The reception from inside the NHRA pits was immediate and has proven to be both genuine and long-lasting. It’s high on the “cool” scale to have such a decorated owner coming from outside drag racing fall in love with the brand of competition enough to want to fully commit in this manner. And for Stewart, the experience has been nothing but positive.


He didn’t “need” to have another team in yet another racing series. He wanted to.


“As a whole and from day one, they welcomed me,’’ Stewart said. “It didn’t take long for me to meet people either in staging lines or have crew guys coming over to talk or to get to know the guys on Leah’s team. It was very nice to have that feeling of being welcomed into it, even though I was just the quote unquote, “trophy boyfriend” in the doorway. 


“But it was really cool to meet all those people and see how much they went out of their way to not make me feel like an outsider and how they made me feel welcome in the sport,’’ Stewart continued. 


“And then when we announced we were going to be an owner, they were even more excited. By that time, I got to know a lot of these people and have relationships with them and they were really excited for us that we were going to be a part of it. There were a lot of positives that really made sense.’’


And Stewart insists, his brief time “all-in” has been exactly what he hoped it to be both from a competitive side and a sense of that belonging. One thing he understands is driving fast cars and owning them. And he has not been disappointed.


“It’s everything I expected, honestly,’’ Stewart said. “I didn’t go into it blind. I’ve been with Leah [Pruett]  for a couple years and had gotten to really be in the middle of it, be a part of it.


“At first, obviously I didn’t own a team, but I was able to be around it and be integrated into it as “Leah’s Boyfriend” at the time. So, I knew what I was getting into. I had the chance to be close enough to be in it and at same time be outside enough to see the big picture of it and ask questions and learn.’’


The result is exactly the kind of first-class -- and winning -- operation expected of Stewart, who not only won championships as a driver but has also won as a team owner in both NASCAR and the World of Outlaws.


“There never was a big master plan of anything or big project to take on,’’ Stewart insisted. “It was just like being a [NASCAR] Cup owner and being a track owner, there was never any master plan for any of it. I got to where I went to enough [drag] races that I genuinely loved the sport. I love everything about it. You won’t go to any other form of motorsports that’s going to have the horsepower these cars have. Just the atmosphere and the camaraderie and the diversity of the sport,”


Not too surprisingly to those that know Stewart well or those that have followed his career, he has immersed himself in the competition. He attended the famed Frank Hawley drag racing school and last month formally debuted his straight-line speed in a Top Alcohol dragster -- which is slower than the professional dragsters but looks and races similarly.

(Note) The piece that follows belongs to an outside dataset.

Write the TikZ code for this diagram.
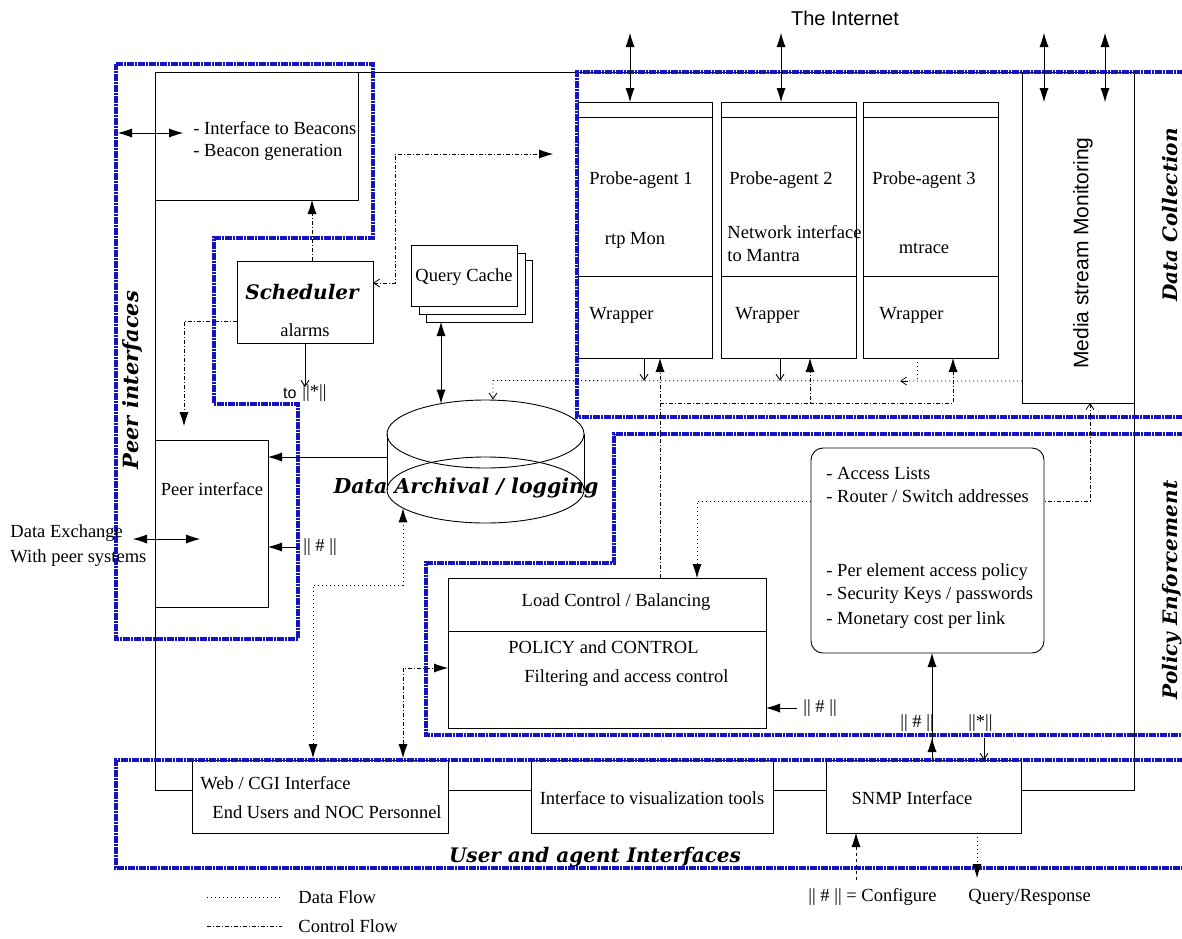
\documentclass[tikz,border=0pt]{standalone}
\usepackage{fontspec}
\setmainfont{Liberation Serif}
\newfontfamily\sansf{Liberation Sans}
\newfontfamily\headf{DejaVu Serif}
\usetikzlibrary{arrows.meta,calc}
\definecolor{frameblue}{RGB}{20,20,195}
\tikzset{
  box/.style={draw, line width=0.9pt, anchor=north west, inner sep=0pt, outer sep=0pt},
  bframe/.style={draw=frameblue, line width=3.8pt, dash pattern=on 7pt off 1pt on 2pt off 1pt},
  data/.style={line width=0.8pt, dash pattern=on 1pt off 3pt},
  ctrl/.style={line width=0.8pt, dash pattern=on 4pt off 2pt on 1pt off 2pt},
  lab/.style={font=\fontsize{18.5}{21}\selectfont, inner sep=0pt, anchor=west},
  clab/.style={font=\fontsize{18.5}{21}\selectfont, inner sep=0pt},
  head/.style={font=\headf\bfseries\itshape\fontsize{20}{23}\selectfont, inner sep=0pt},
  sans/.style={font=\sansf\fontsize{20}{23}\selectfont, inner sep=0pt},
  toend/.style={-{Latex[length=14pt,width=9pt,line width=0pt]}},
  tostart/.style={{Latex[length=14pt,width=9pt,line width=0pt]}-},
  both/.style={{Latex[length=14pt,width=9pt,line width=0pt]}-{Latex[length=14pt,width=9pt,line width=0pt]}},
  barb/.style={-{Straight Barb[length=6pt,width=8pt]}}
}
\begin{document}
\begin{tikzpicture}[x=1pt,y=-1pt, line width=0.9pt]
\useasboundingbox (0,0) rectangle (1182,938);
\clip (0,0) rectangle (1182,938);
\fill[white] (0,0) rectangle (1182,938);

% ---------- boxes ----------
\node[box, minimum width=203pt, minimum height=128pt] (beacon) at (155,72) {};
\node[box, minimum width=136pt, minimum height=82pt] (sched) at (237,261) {};
\node[box, fill=white, minimum width=106pt, minimum height=62pt] (qc3) at (426,260) {};
\node[box, fill=white, minimum width=106pt, minimum height=61pt] (qc2) at (419,253) {};
\node[box, fill=white, minimum width=106pt, minimum height=61pt] (qc1) at (411,245) {};
\node[box, minimum width=113pt, minimum height=167pt] (peer) at (155,440) {};
\node[box, minimum width=134pt, minimum height=256pt] (p1) at (578,102) {};
\node[box, minimum width=135pt, minimum height=256pt] (p2) at (721,102) {};
\node[box, minimum width=135pt, minimum height=256pt] (p3) at (863,102) {};
\node[box, minimum width=112pt, minimum height=331pt] (media) at (1022,72) {};
\node[box, minimum width=318pt, minimum height=150pt] (load) at (448,578) {};
\node[box, rounded corners=12pt, minimum width=233pt, minimum height=205pt] (access) at (811,448) {};
\node[box, minimum width=256pt, minimum height=73pt] (web) at (192,760) {};
\node[box, minimum width=242pt, minimum height=73pt] (viz) at (531,760) {};
\node[box, minimum width=195pt, minimum height=73pt] (snmp) at (826,760) {};

\foreach \p in {p1,p2,p3}{
  \draw ($(\p.north west)+(0,15)$) -- ($(\p.north east)+(0,15)$);
  \draw ($(\p.north west)+(0,174)$) -- ($(\p.north east)+(0,174)$);
}
\draw ($(load.north west)+(0,53)$) -- ($(load.north east)+(0,53)$);

% outer frame lines
\draw (beacon.north east) -- (media.north west);
\draw (beacon.north west) |- ($(web.north west)+(0,30)$);
\draw ($(web.north east)+(0,30)$) -- ($(viz.north west)+(0,30)$);
\draw ($(viz.north east)+(0,30)$) -- ($(snmp.north west)+(0,30)$);
\draw ($(snmp.north east)+(0,30)$) -| (media.south east);

% cylinder
\node[minimum width=197pt, minimum height=123pt, inner sep=0pt] (arch) at (485.5,461.5) {};
\draw (485.5,490) ellipse [x radius=98.5, y radius=33];
\draw (485.5,434) ellipse [x radius=98.5, y radius=34];
\draw (387,434) -- (387,490) (584,434) -- (584,490);

% ---------- blue frames ----------
\draw[bframe] (116,64) -- (373,64) -- (373,238) -- (214,238) -- (214,404) -- (298,404) -- (298,639) -- (116,639) -- cycle;
\draw[bframe] (1195,72) -- (577,72) -- (577,417) -- (1195,417);
\draw[bframe] (1195,434) -- (614,434) -- (614,563) -- (426,563) -- (426,735) -- (1195,735);
\draw[bframe] (1195,760) -- (116,760) -- (116,868) -- (1195,868);

% ---------- text ----------
\node[lab] (bt1) at (193,128) {- Interface to Beacons};
\node[lab] (bt2) at (193,152) {- Beacon generation};
\node[head] (scht) at (302,292) {Scheduler};
\node[clab] (alarm) at (305,330) {alarms};
\node[clab] (qct) at (464,277) {Query Cache};
\node[clab] (peert) at (212,489) {Peer interface};
\node[lab] (pa1) at (589,180) {Probe-agent 1};
\node[lab] (pa2) at (729,180) {Probe-agent 2};
\node[lab] (pa3) at (872,180) {Probe-agent 3};
\node[clab] (rtp) at (635,240) {rtp Mon};
\node[lab] (nw1) at (727,232) {Network interface};
\node[lab] (nw2) at (727,256) {to Mantra};
\node[clab] (mtr) at (924,248) {mtrace};
\node[lab] (w1) at (589,315) {Wrapper};
\node[lab] (w2) at (735,315) {Wrapper};
\node[lab] (w3) at (879,315) {Wrapper};
\node[sans, font=\sansf\fontsize{21}{24}\selectfont, rotate=90] (mst) at (1083,253) {Media stream Monitoring};
\node[sans] (inet) at (845,18) {The Internet};
\node[clab] (lct) at (616,602) {Load Control / Balancing};
\node[lab] (pct) at (508,647) {POLICY and CONTROL};
\node[lab] (fat) at (524,678) {Filtering and access control};
\node[lab] (al1) at (826,473) {- Access Lists};
\node[lab] (al2) at (826,496) {- Router / Switch addresses};
\node[lab] (al3) at (826,572) {- Per element access policy};
\node[lab] (al4) at (826,595) {- Security Keys / passwords};
\node[lab] (al5) at (826,620) {- Monetary cost per link};
\node[lab] (webt1) at (200,783) {Web / CGI Interface};
\node[lab] (webt2) at (212,812) {End Users and NOC Personnel};
\node[clab] (vizt) at (652,798) {Interface to visualization tools};
\node[clab] (snmpt) at (912,798) {SNMP Interface};
\node[lab] (dx1) at (10,533) {Data Exchange};
\node[lab] (dx2) at (10,558) {With peer systems};
\node[sans, anchor=east, font=\sansf\fontsize{16}{19}\selectfont] (tot) at (297,393) {to};
\node[lab] (star1) at (302,393) {||*||};
\node[lab] (hash1) at (303,547) {|| \# ||};
\node[lab] (hash2) at (803,708) {|| \# ||};
\node[lab] (hash3) at (900,723) {|| \# ||};
\node[lab] (star2) at (968,723) {||*||};
\node[lab] (conf) at (808,897) {|| \# || = Configure};
\node[lab] (qr) at (968,897) {Query/Response};
\node[lab] (dfl) at (298,897) {Data Flow};
\node[lab] (cfl) at (298,926) {Control Flow};
\node[head, font=\headf\bfseries\itshape\fontsize{21}{24}\selectfont] (pit) at (133,380) [rotate=90] {Peer interfaces};
\node[head] (dct) at (1170,215) [rotate=90] {Data Collection};
\node[head] (pet) at (1172,590) [rotate=90] {Policy Enforcement};
\node[head] (uat) at (595,857) {User and agent Interfaces};
\node[head, font=\headf\bfseries\itshape\fontsize{20.5}{24}\selectfont] (dat) at (466,488) {Data Archival / logging};

% ---------- connectors ----------
\coordinate (bL) at (118,133);
\draw[both] (bL) -- ++(65,0);
\coordinate (dxL) at (133,539);
\draw[both] (dxL) -- ++(67,0);

% scheduler -> beacon
\draw[ctrl,toend] ($(sched.north)+(7,0)$) -- ($(beacon.south)+(55.5,0)$);
% scheduler -> peer interface
\draw[ctrl,toend] ($(sched.west)+(0,19)$) -| ($(peer.north)+(-27.5,-14)$);
% scheduler -> to ||*||
\draw[barb] (sched.south) -- ($(sched.south)+(0,44)$);
% scheduler <-> data collection
\coordinate (dcin) at (553,154);
\draw[ctrl,{Straight Barb[length=6pt,width=8pt]}-{Latex[length=14pt,width=9pt,line width=0pt]}] ($(sched.east)+(0,-19)$) -| ++(22,-129) -- (dcin);
% query cache <-> archive
\draw[both] ($(qc3.south west)+(15,0)$) -- ($(arch.north)+(-44.5,4)$);
% archive -> peer
\draw[toend] ($(arch.west)+(0,-4.5)$) coordinate (c7) -- (peer.east |- c7);
% ||#|| -> peer
\draw[toend] ($(hash1.west)+(-6,0)$) -- (peer.east |- hash1.west);
% archive <-> web (data)
\draw[data,both] ($(web.north west)+(121,-2)$) -- ++(0,-173) -| ($(arch.south)+(-82.5,-15)$);
% web <-> policy (control)
\draw[ctrl,both] ($(web.north west)+(211,-2)$) |- ($(load.west)+(0,15)$);
% policy -> wrappers (control)
\draw[ctrl,toend] ($(load.north west)+(212,0)$) -- ($(p1.south west)+(82,0)$);
\draw[ctrl,toend] ($(p1.south west)+(82,45)$) -| ($(p2.south west)+(89,0)$);
\draw[ctrl,toend] ($(p2.south west)+(89,45)$) -| ($(p3.south west)+(90,0)$);
% data line from probes / media to archive
\draw[data,barb] ($(media.west)+(0,143.5)$) -- ($(arch.north)+(7.5,-19)$) -- ($(arch.north)+(7.5,0)$);
\draw[barb] ($(p1.south west)+(66,0)$) -- ++(0,23);
\draw[barb] ($(p2.south west)+(59,0)$) -- ++(0,23);
\draw[data] ($(p3.south west)+(54,0)$) -- ++(0,23);
\draw[line width=0.7pt,barb] ($(p3.south west)+(45,23)$) -- ++(-8,0);
% internet arrows
\draw[both] ($(p1.north west)+(52,-69)$) -- ($(p1.north west)+(52,0)$);
\draw[both] ($(p2.north west)+(60,-69)$) -- ($(p2.north west)+(60,0)$);
\draw[both] ($(media.north west)+(22,-39)$) -- ($(media.north west)+(22,30)$);
\draw[both] ($(media.north west)+(83,-39)$) -- ($(media.north west)+(83,30)$);
% media <-> access lists
\draw[ctrl,{Straight Barb[length=6pt,width=8pt]}-] ($(media.south west)+(68,0)$) |- ($(access.east)+(0,-49.5)$);
% access lists -> load control (data)
\draw[data,toend] ($(access.west)+(0,-49.5)$) -| ($(load.north west)+(249,0)$);
% snmp -> access lists
\draw[toend] ($(snmp.north west)+(106,0)$) -- ($(access.south west)+(121,0)$);
\draw[toend] ($(snmp.north west)+(106,0)$) -- ++(0,-22);
% ||*|| -> snmp
\draw[barb] ($(snmp.north west)+(158,-22)$) -- ($(snmp.north west)+(158,0)$);
% ||#|| -> load
\draw[toend] ($(hash2.west)+(-6,0)$) -- (load.east |- hash2.west);
% configure / query
\draw[dashed,toend] ($(snmp.south west)+(30,47)$) -- ($(snmp.south west)+(30,0)$);
\draw[data,toend] ($(snmp.south west)+(151,0)$) -- ++(0,45);
% legend
\coordinate (lg1) at (207,897);
\coordinate (lg2) at (207,926);
\draw[data] (lg1) -- ++(75,0);
\draw[ctrl] (lg2) -- ++(75,0);
\end{tikzpicture}
\end{document}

He purposely kept his expectations low and concedes he was surprised by the interest sparked by his participation. The “Smoke” fans – a nod to his longtime racing nickname – were out in full force for the qualifying and elimination runs. His father and sister came to watch too.


“I set my expectations low, I set my goals low, it was literally just about gaining experience,’’ Stewart said. “I’ve had so many people – because I’ve run Leah’s car and tested the alcohol car – every weekend ask me nonstop, ‘when you gonna race? When you gonna race?’’ And now we can say, we raced.


“But I really enjoyed it. I enjoyed everything about the weekend. I enjoyed getting to still be a car owner and watch my cars run and also get a chance to compete myself. It makes for a busy weekend, but at the same time I enjoyed that. 


“Being able to do new things with people that have known me my entire career, and people that showed up just to watch us race, that was really cool.”


Although Stewart didn’t win in his debut -- the learning experience certainly piqued his interest and he said he is open to getting back behind the wheel of a Top Alcohol dragster again next season. 


The reception he has received walking around track across the country and from learning about the sport with his team in the “pits” has re-energized Stewart. And it’s been a genuinely beneficial mutual admiration society.


“There’s drag racing everywhere,’’ Stewart says of what he’s learned. “When you come from a circle track background it’s just not in your lane, not in your world, just different. But you realize how many people across the country are into drag racing. Just like the way we are in sprint car racing or NASCAR. 


“When you get into something you realize how big it really is and what the scope and span of it really is.


“The best part of it with the fans and crew people – everybody top to bottom when you go to an NHRA event, whether it’s drivers, owners, crew members, officials, fans, they are like, ‘thanks for being a part of this’ and that’s something I really appreciate.”